AbstractQuantum computing has grown extensively, especially in system design and development, and the current research focus has gradually evolved from validating quantum advantage to practical applications. In particular, nondeterministic‐polynomial‐time (NP)‐complete problems are central in numerous important application areas. Still, in practice, it is difficult to solved efficiently with conventional computers, limited by the exponential jump in hardness. Here, a quantum photonic microprocessor based on Gaussian boson sampling (GBS) that offers dynamic programmability to solve various graph‐related NP‐complete problems is demonstrated. The system with optical, electrical, and thermal packaging implements a GBS with 16 modes of single‐mode squeezed vacuum states, a universal programmable 16‐mode interferometer, and a single photon readout on all outputs with high accuracy, generality, and controllability.

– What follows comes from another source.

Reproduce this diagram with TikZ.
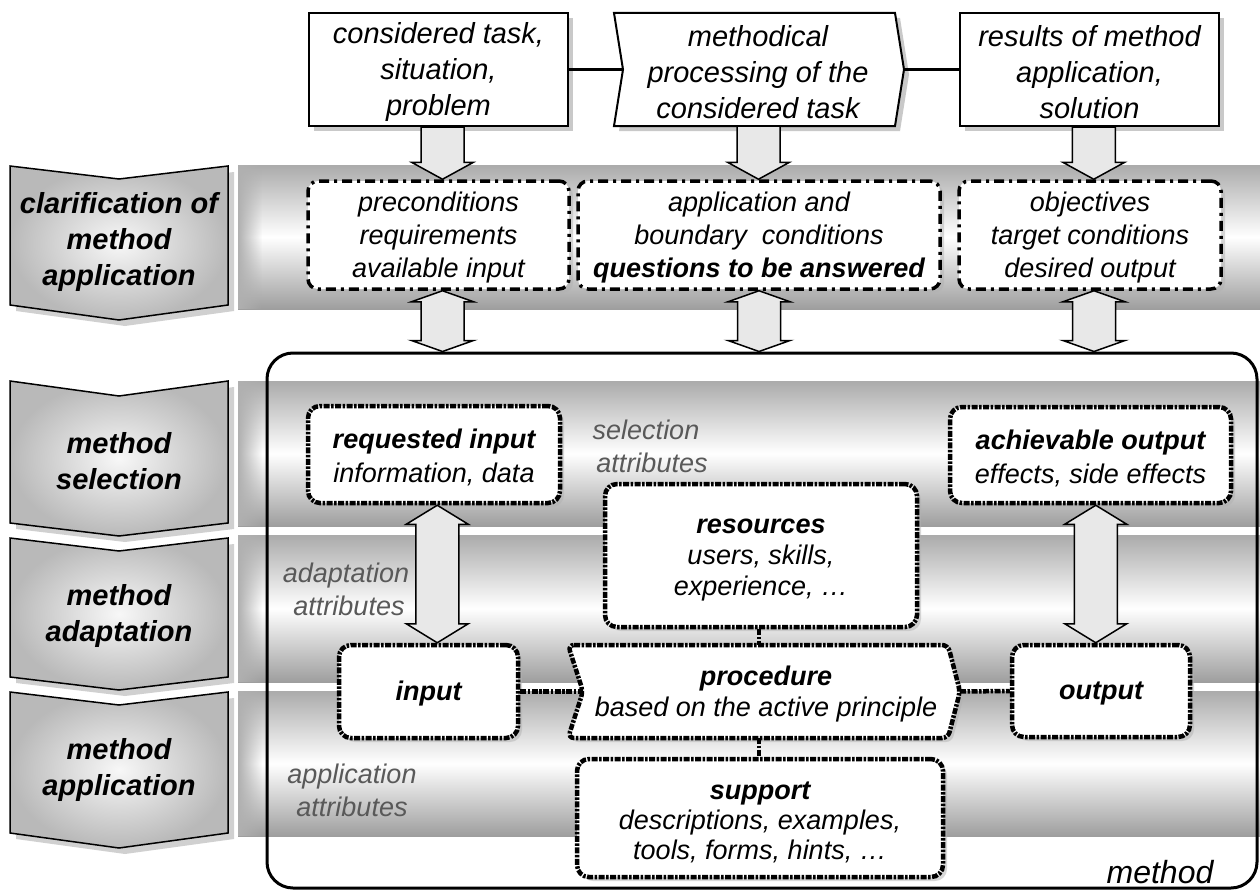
\documentclass[tikz,border=0pt]{standalone}
\usepackage{fontspec}
\setmainfont{Liberation Sans}
\usetikzlibrary{shadows,calc,fadings}
\tikzset{
  shadowA/.style={drop shadow={shadow xshift=5pt, shadow yshift=-5pt, fill=gray!70, opacity=0.6}},
  shadowB/.style={drop shadow={shadow xshift=4pt, shadow yshift=-4pt, fill=gray!60, opacity=0.5}},
  topshape/.style={draw, line width=2pt, fill=white, shadowA},
  toptext/.style={align=center, inner sep=0pt, font=\fontsize{29}{36}\selectfont\itshape},
  condbox/.style={draw, line width=3.5pt, dash pattern=on 10pt off 5pt on 3pt off 5pt, rounded corners=10pt, fill=white, shadowB, inner sep=0pt},
  condtext/.style={align=center, inner sep=0pt, font=\fontsize{27}{33}\selectfont\itshape},
  methshape/.style={draw, line width=4.5pt, dash pattern=on 6pt off 1.5pt on 2.5pt off 1.5pt, rounded corners=12pt, fill=white, shadowB, inner sep=0pt},
  methtext/.style={align=center, inner sep=0pt, font=\fontsize{27}{33}\selectfont\itshape},
  chev/.style={draw=black, line width=1.5pt, inner color=gray!6, outer color=gray!55,
               drop shadow={shadow xshift=6pt, shadow yshift=-6pt, fill=gray!60, opacity=0.6}},
  chevtext/.style={align=center, inner sep=0pt, font=\fontsize{29}{36}\selectfont\bfseries\itshape},
  attr/.style={align=center, inner sep=0pt, text=black!65, font=\fontsize{27}{33}\selectfont\itshape},
  barrow/.style={draw=black, line width=1.5pt, fill=gray!18, line join=miter},
  link/.style={line width=2.5pt},
  dotlink/.style={line width=4.5pt, dash pattern=on 6pt off 1.5pt on 2.5pt off 1.5pt},
  band/.style={top color=gray!66, bottom color=gray!76, middle color=white},
  bandedge/.style={fill=gray!62, path fading=east},
}
% block arrow pointing down: #1 start, #2 tip, #3 head length
\newcommand{\BArDown}[3]{%
  \path[barrow] let \p1=(#1), \p2=(#2) in
    (\x1*0.5+\x2*0.5-21.5pt,\y1) -- (\x1*0.5+\x2*0.5-21.5pt,\y2+#3) -- (\x1*0.5+\x2*0.5-31pt,\y2+#3)
    -- (\x1*0.5+\x2*0.5,\y2)
    -- (\x1*0.5+\x2*0.5+31pt,\y2+#3) -- (\x1*0.5+\x2*0.5+21.5pt,\y2+#3) -- (\x1*0.5+\x2*0.5+21.5pt,\y1) -- cycle;}
% double block arrow: #1 upper tip, #2 lower tip, #3 head length
\newcommand{\BArDouble}[3]{%
  \path[barrow] let \p1=(#1), \p2=(#2) in
    (\x1*0.5+\x2*0.5,\y1) -- (\x1*0.5+\x2*0.5+31pt,\y1-#3) -- (\x1*0.5+\x2*0.5+21.5pt,\y1-#3)
    -- (\x1*0.5+\x2*0.5+21.5pt,\y2+#3) -- (\x1*0.5+\x2*0.5+31pt,\y2+#3) -- (\x1*0.5+\x2*0.5,\y2)
    -- (\x1*0.5+\x2*0.5-31pt,\y2+#3) -- (\x1*0.5+\x2*0.5-21.5pt,\y2+#3)
    -- (\x1*0.5+\x2*0.5-21.5pt,\y1-#3) -- (\x1*0.5+\x2*0.5-31pt,\y1-#3) -- cycle;}
\begin{document}
\begin{tikzpicture}[x=1pt,y=-1pt]
\useasboundingbox (0,0) rectangle (1260,891);
\fill[white] (0,0) rectangle (1260,891);

% bands
\shade[band] (238,165) rectangle (1260,309);
\shade[band] (238,381) rectangle (1260,526);
\shade[band] (238,535) rectangle (1260,682);
\shade[band] (238,691) rectangle (1260,836);
\fill[bandedge] (238,165) rectangle (262,309);
\fill[bandedge] (238,381) rectangle (262,526);
\fill[bandedge] (238,535) rectangle (262,682);
\fill[bandedge] (238,691) rectangle (262,836);

% chevrons
\shadedraw[chev] (10,166) -- (119,179) -- (228,166) -- (228,305) -- (119,320) -- (10,305) -- cycle;
\shadedraw[chev] (10,381) -- (119,396) -- (228,381) -- (228,523) -- (119,536) -- (10,523) -- cycle;
\shadedraw[chev] (10,538) -- (119,551) -- (228,538) -- (228,677) -- (119,690) -- (10,677) -- cycle;
\shadedraw[chev] (10,692) -- (119,705) -- (228,692) -- (228,833) -- (119,848) -- (10,833) -- cycle;
\node[chevtext] (ch1) at (119,242) {clarification of\\method\\application};
\node[chevtext] (ch2) at (119,461) {method\\selection};
\node[chevtext] (ch3) at (119,616) {method\\adaptation};
\node[chevtext] (ch4) at (119,770) {method\\application};

% top row
\node[topshape, minimum width=259pt, minimum height=113pt, inner sep=0pt] (box1) at (438.5,69.5) {};
\node[toptext] (box1t) at ($(box1.center)+(0,3)$) {considered task,\\situation,\\problem};
\draw[topshape] (614,13) -- (895,13) -- (904,69.5) -- (895,126) -- (614,126) -- (623,69.5) -- cycle;
\node[toptext] (box2) at (758,72.5) {methodical\\processing of the\\considered task};
\coordinate (box2w) at (623,69.5);
\coordinate (box2e) at (904,69.5);
\coordinate (box2s) at (758,126);
\node[topshape, minimum width=259pt, minimum height=113pt, inner sep=0pt] (box3) at (1089.5,69.5) {};
\node[toptext] (box3t) at ($(box3.center)+(0,3)$) {results of method\\application,\\solution};
\draw[link] (box1.east) -- (box2w);
\draw[link] (box2e) -- (box3.west);

% clarification boxes
\node[condbox, minimum width=261pt, minimum height=108pt] (pre) at (438.5,235) {};
\node[condtext] (pret) at ($(pre.center)+(0,3)$) {preconditions\\requirements\\available input};
\node[condbox, minimum width=362pt, minimum height=108pt] (app) at (759,235) {};
\node[condtext] (appt) at ($(app.center)+(0,3)$) {application and\\boundary\ \ conditions\\\textbf{questions to be answered}};
\node[condbox, minimum width=262pt, minimum height=108pt] (obj) at (1090,235) {};
\node[condtext] (objt) at ($(obj.center)+(0,3)$) {objectives\\target conditions\\desired output};

\BArDown{$(box1.south)+(4,0)$}{$(pre.north)+(4,0)$}{17pt}
\BArDown{box2s}{app.north}{17pt}
\BArDown{$(box3.south)+(4,0)$}{$(obj.north)+(4,0)$}{17pt}

% method frame
\node[draw, line width=3pt, rounded corners=26pt, minimum width=990pt, minimum height=535pt, inner sep=0pt] (method) at (762,620.5) {};
\node[font=\fontsize{32}{38}\selectfont\itshape, anchor=base, inner sep=0pt] (methlabel) at (1160,883) {method};

\BArDouble{$(pre.south)+(4,0)$}{$(pre.south |- method.north)+(4,0)$}{11pt}
\BArDouble{app.south}{app.south |- method.north}{11pt}
\BArDouble{$(obj.south)+(4,0)$}{$(obj.south |- method.north)+(4,0)$}{11pt}

% attribute labels
\node[attr] (selattr) at (646,446) {selection\\\hspace*{12pt}attributes};
\node[attr] (adaattr) at (346,589) {adaptation\\\hspace*{6pt}attributes};
\node[attr] (appattr) at (352,790) {application\\attributes};

% method boxes
\node[methshape, minimum width=252pt, minimum height=97pt] (req) at (434,454.5) {};
\node[methtext, font=\fontsize{27}{34}\selectfont\itshape] (reqt) at ($(req.center)+(0,3)$) {\textbf{requested input}\\information, data};
\node[methshape, minimum width=281pt, minimum height=96pt] (ach) at (1090.5,455) {};
\node[methtext, font=\fontsize{27}{34}\selectfont\itshape] (acht) at ($(ach.center)+(0,3)$) {\textbf{achievable output}\\effects, side effects};
\node[methshape, minimum width=312pt, minimum height=143pt] (res) at (761,555.5) {};
\node[methtext, font=\fontsize{27}{31}\selectfont\itshape] (rest) at ($(res.center)+(0,5)$) {\textbf{resources}\\users, skills,\\experience, …};
\node[methshape, minimum width=179pt, minimum height=93pt] (inp) at (428.5,691.5) {};
\node[methtext] (inpt) at ($(inp.center)+(0,2)$) {\textbf{input}};
\draw[methshape, rounded corners=6pt] (568,645) -- (948,645) -- (960,691.5) -- (948,738) -- (568,738) -- (583,691.5) -- cycle;
\node[methtext, font=\fontsize{27}{31}\selectfont\itshape] (proc) at (766,694.5) {\textbf{procedure}\\based on the active principle};
\coordinate (procw) at (583,691.5);
\coordinate (proce) at (960,691.5);
\coordinate (procn) at (759,645);
\coordinate (procs) at (759,738);
\node[methshape, minimum width=178pt, minimum height=92pt] (outp) at (1101,691) {};
\node[methtext] (outpt) at ($(outp.center)+(0,2)$) {\textbf{output}};
\node[methshape, minimum width=366pt, minimum height=118pt] (sup) at (760,818) {};
\node[methtext, font=\fontsize{27}{30}\selectfont\itshape] (supt) at ($(sup.center)+(0,4)$) {\textbf{support}\\descriptions, examples,\\tools, forms, hints, …};

% dotted links
\draw[dotlink] (inp.east) -- (procw);
\draw[dotlink] (proce) -- (outp.west);
\draw[dotlink] (res.south -| procn) -- (procn);
\draw[dotlink] (procs) -- (sup.north -| procs);

% arrows inside method
\BArDouble{$(req.south)+(6,0)$}{$(inp.north)+(6,0)$}{19pt}
\BArDouble{ach.south}{outp.north}{19pt}
\end{tikzpicture}
\end{document}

The developed system is applied to demonstrate applications in solving NP‐complete problems, manifesting the ability of photonic quantum computing to realize practical applications for conventionally intractable computations. The GBS‐based quantum photonic microprocessor is applied to solve task assignment, Boolean satisfiability, graph clique, max cut, and vertex cover. These demonstrations suggest an excellent benchmarking platform, paving the way toward large‐scale combinatorial optimization.